Bajoit concluye que, en términos generales, el malestar de la cultura expresa la mutación entre un conjunto de normas que han perdido legitimidad y, por lo tanto, capacidad de producir integración, y otro que no se ha instalado plenamente, por lo que este profundo cambio lo experimentan los individuos como una crisis en la que se combinan anomia y fatalismo.
La lectura del libro permite añadir un par de reflexiones sobre las particularidades con las que este malestar se manifiesta en América Latina. En primer lugar, me parece evidente que en la región se combinan las aspiraciones que traen consigo las nuevas expresiones identitarias que suponen una filiación voluntaria, con añejas formas de exclusión social ligadas a las categorías asignadas de clase, raza y género, y la forma en que interactúan estas dos dimensiones se convierte en un camino obligado para el análisis.

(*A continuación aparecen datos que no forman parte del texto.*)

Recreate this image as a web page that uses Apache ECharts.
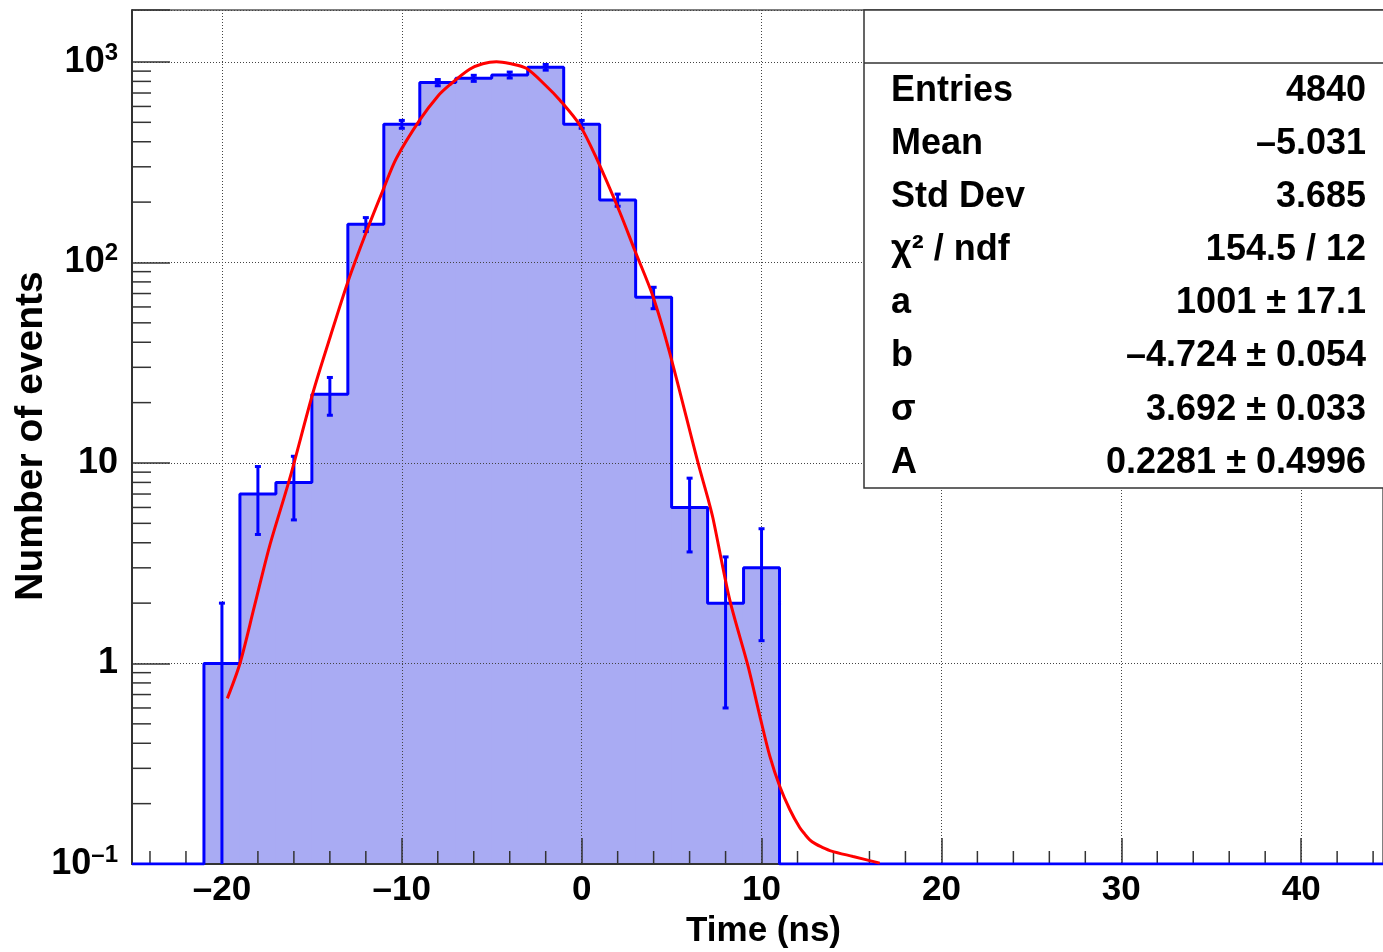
<!DOCTYPE html>
<html>
<head>
<meta charset="utf-8">
<script src="https://cdn.jsdelivr.net/npm/echarts@6/dist/echarts.min.js"></script>
<style>
html, body { margin: 0; padding: 0; background: #fff; }
#main { width: 1383px; height: 952px; }
</style>
</head>
<body>
<div id="main"></div>
<script>
// histogram: low edge of each bin (ns), bin width, counts and error bars
var binLow = [-21, -19, -17, -15, -13, -11, -9, -7, -5, -3, -1, 1, 3, 5, 7, 9];
var binWidth = 2;
var counts = [1, 7, 8, 22, 155, 489, 789, 829, 861, 941, 489, 205, 67, 6, 2, 3];
var errors = [1.0, 2.6, 2.8, 4.7, 12.4, 22.1, 28.1, 28.8, 29.3, 30.7, 22.1, 14.3, 8.2, 2.4, 1.4, 1.7];

// red fit curve
var fitX = [-19.7, -19.0, -18.2, -17.35, -16.24, -14.94, -14.0, -13.0, -12.0, -11.0, -10.3, -9.0, -8.0, -7.34,
  -6.23, -5.5, -4.74, -4.0, -3.08, -2.0, -1.22, -0.11, 0.82, 2.11, 2.95, 3.97, 4.89, 6.47, 7.03, 7.30, 8.23,
  9.25, 9.90, 10.46, 11.01, 11.57, 12.12, 12.4, 12.68, 13.0, 13.3, 13.89, 15.09, 16.57];
var fitY = [0.67, 1.0, 1.92, 3.85, 8.3, 22.4, 42, 80, 140, 235, 331, 514, 675, 768,
  920, 980, 1003, 982, 930, 763, 646, 485, 331, 179, 115, 67.5, 35.5, 10, 6.6, 5.3, 2.08,
  0.97, 0.55, 0.345, 0.244, 0.187, 0.152, 0.141, 0.132, 0.126, 0.122, 0.116, 0.109, 0.101];

// axes
var xMin = -25, xMax = 44.55;
var yMin = 0.1, yMax = 1816;
var xTicks = [-20, -10, 0, 10, 20, 30, 40];
var xMinorTicks = [-24, -22, -18, -16, -14, -12, -8, -6, -4, -2, 2, 4, 6, 8, 12, 14, 16, 18,
  22, 24, 26, 28, 32, 34, 36, 38, 42, 44];
var yMinorTicks = [0.2, 0.3, 0.4, 0.5, 0.6, 0.7, 0.8, 0.9, 2, 3, 4, 5, 6, 7, 8, 9,
  20, 30, 40, 50, 60, 70, 80, 90, 200, 300, 400, 500, 600, 700, 800, 900];

// stats box
var statNames = ['Entries', 'Mean', 'Std Dev', 'χ² / ndf', 'a', 'b', 'σ', 'A'];
var statValues = ['4840', '–5.031', '3.685', '154.5 / 12', '1001 ± 17.1', '–4.724 ± 0.054',
  '3.692 ± 0.033', '0.2281 ± 0.4996'];

var FONT = '"Liberation Sans", Arial, Helvetica, sans-serif';
var BLUE = '#0000ff';
var FILL = '#a9abf3';

var binData = [];
for (var i = 0; i < binLow.length; i++) binData.push([binLow[i], counts[i], errors[i]]);

// outline of the histogram, zero bins lie on the frame bottom
var outline = [[xMin, yMin], [binLow[0], yMin]];
for (var i = 0; i < binLow.length; i++) {
  outline.push([binLow[i], counts[i]]);
  outline.push([binLow[i] + binWidth, counts[i]]);
}
outline.push([binLow[binLow.length - 1] + binWidth, yMin]);
outline.push([xMax, yMin]);

var fitData = fitX.map(function (x, i) { return [x, fitY[i]]; });

var myChart = echarts.init(document.getElementById('main'));

function yLabel(v) {
  var l = Math.log10(v), e = Math.round(l);
  if (Math.abs(l - e) > 1e-6) return '';
  if (e === 0) return '1';
  if (e === 1) return '10';
  return '{b|10}{s|' + (e < 0 ? '–' + (-e) : e) + '}';
}

var statsGraphics = [
  { type: 'rect', z: 100, shape: { x: 864, y: 10, width: 540, height: 478 },
    style: { fill: '#fff', stroke: '#333', lineWidth: 1.5 } },
  { type: 'line', z: 101, shape: { x1: 864, y1: 63, x2: 1383, y2: 63 },
    style: { stroke: '#333', lineWidth: 1.5 } }
];
statNames.forEach(function (n, i) {
  var y = 91 + i * 53.1;
  statsGraphics.push({ type: 'text', z: 102, x: 891, y: y,
    style: { text: n, font: 'bold 36px ' + FONT, fill: '#000', align: 'left', verticalAlign: 'middle' } });
  statsGraphics.push({ type: 'text', z: 102, x: 1366, y: y,
    style: { text: statValues[i], font: 'bold 36px ' + FONT, fill: '#000', align: 'right', verticalAlign: 'middle' } });
});

var option = {
  animation: false,
  backgroundColor: '#fff',
  grid: { left: 132, top: 10, right: 0, bottom: 88, show: true, borderColor: '#000', borderWidth: 1 },
  xAxis: {
    type: 'value', min: xMin, max: xMax, z: 3,
    axisLine: { show: true, onZero: false, lineStyle: { color: '#333', width: 2 } },
    axisTick: { show: true, inside: true, length: 26, customValues: xTicks, lineStyle: { color: '#333', width: 1.5 } },
    axisLabel: {
      customValues: xTicks, margin: 9, color: '#000', fontSize: 35, fontWeight: 'bold', fontFamily: FONT,
      formatter: function (v) { return String(v).replace('-', '–'); }
    },
    splitLine: { show: true, lineStyle: { color: '#444', type: [1, 2], width: 1 } }
  },
  yAxis: {
    type: 'log', logBase: 10, min: yMin, max: yMax, z: 3,
    axisLine: { show: true, onZero: false, lineStyle: { color: '#333', width: 2 } },
    axisTick: { show: true, inside: true, length: 38, lineStyle: { color: '#333', width: 1.5 } },
    axisLabel: {
      margin: 14, color: '#000', fontSize: 36, fontWeight: 'bold', fontFamily: FONT,
      formatter: yLabel,
      rich: {
        b: { fontSize: 36, fontWeight: 'bold', fontFamily: FONT, color: '#000' },
        s: { fontSize: 24, fontWeight: 'bold', fontFamily: FONT, color: '#000', verticalAlign: 'top', padding: [0, 0, 18, 0] }
      }
    },
    splitLine: { show: true, lineStyle: { color: '#444', type: [1, 2], width: 1 } }
  },
  series: [
    {
      // shaded bins
      type: 'custom', z: 2, data: binData, clip: true,
      renderItem: function (params, api) {
        var p0 = api.coord([api.value(0), yMin]);
        var p1 = api.coord([api.value(0) + binWidth, api.value(1)]);
        return { type: 'rect', shape: { x: p0[0] - 0.6, y: p1[1], width: p1[0] - p0[0] + 1.2, height: p0[1] - p1[1] },
          style: { fill: FILL } };
      }
    },
    {
      // minor ticks
      type: 'custom', z: 4, silent: true,
      data: xMinorTicks.map(function (v) { return [v, 1]; }).concat(yMinorTicks.map(function (v) { return [0, v]; })),
      renderItem: function (params, api) {
        var a, b;
        if (params.dataIndex < xMinorTicks.length) {
          a = api.coord([api.value(0), yMin]);
          b = [a[0], a[1] - 13];
        } else {
          a = api.coord([xMin, api.value(1)]);
          b = [a[0] + 19, a[1]];
        }
        return { type: 'line', shape: { x1: a[0], y1: a[1], x2: b[0], y2: b[1] },
          style: { stroke: '#333', lineWidth: 1.5 } };
      }
    },
    {
      type: 'line', z: 5, data: outline, symbol: 'none', clip: true,
      lineStyle: { color: BLUE, width: 3 }
    },
    {
      // error bars
      type: 'custom', z: 6, data: binData,
      renderItem: function (params, api) {
        var xc = api.value(0) + binWidth / 2, c = api.value(1), e = api.value(2);
        var top = api.coord([xc, c + e]);
        var bot = api.coord([xc, Math.max(c - e, yMin)]);
        var kids = [
          { type: 'line', shape: { x1: top[0], y1: top[1], x2: bot[0], y2: bot[1] }, style: { stroke: BLUE, lineWidth: 3 } },
          { type: 'line', shape: { x1: top[0] - 3, y1: top[1], x2: top[0] + 3, y2: top[1] }, style: { stroke: BLUE, lineWidth: 3 } }
        ];
        if (c - e > yMin) kids.push({ type: 'line', shape: { x1: bot[0] - 3, y1: bot[1], x2: bot[0] + 3, y2: bot[1] }, style: { stroke: BLUE, lineWidth: 3 } });
        return { type: 'group', children: kids };
      }
    },
    {
      type: 'line', z: 7, data: fitData, symbol: 'none', smooth: 0.3, clip: true,
      lineStyle: { color: '#ff0000', width: 3 }
    }
  ],
  graphic: statsGraphics.concat([
    { type: 'text', z: 50, x: 841, y: 931,
      style: { text: 'Time (ns)', font: 'bold 35px ' + FONT, fill: '#000', align: 'right', verticalAlign: 'middle' } },
    { type: 'text', z: 50, x: 31, y: 436, rotation: Math.PI / 2,
      style: { text: 'Number of events', font: 'bold 39px ' + FONT, fill: '#000', align: 'center', verticalAlign: 'middle' } }
  ])
};
myChart.setOption(option);
</script>
</body>
</html>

En segundo lugar, a mi juicio el malestar proviene también de la tensión entre dos nociones distintas de ciudadanía: por un lado, la ligada a la tradición francesa, que privilegia la comunidad de valores, y por otro la anglosajona, que pone el acento en la disposición individual de derechos y obligaciones. Pareciera que es esta última la que se liga más directamente al malestar, porque la expansión inédita de derechos individuales y su permanente incumplimiento no pueden más que producir, como afirma Bajoit, desánimo. Pero la falta de propósitos comunes no deja de jugar un papel importante, y habría que preguntarse si no tendríamos que buscar la forma en que estas dos nociones convivan de manera que se abra la posibilidad de aminorar la penosa experiencia de desarraigo que producen las condiciones sociales en las que viven millones de individuos hoy.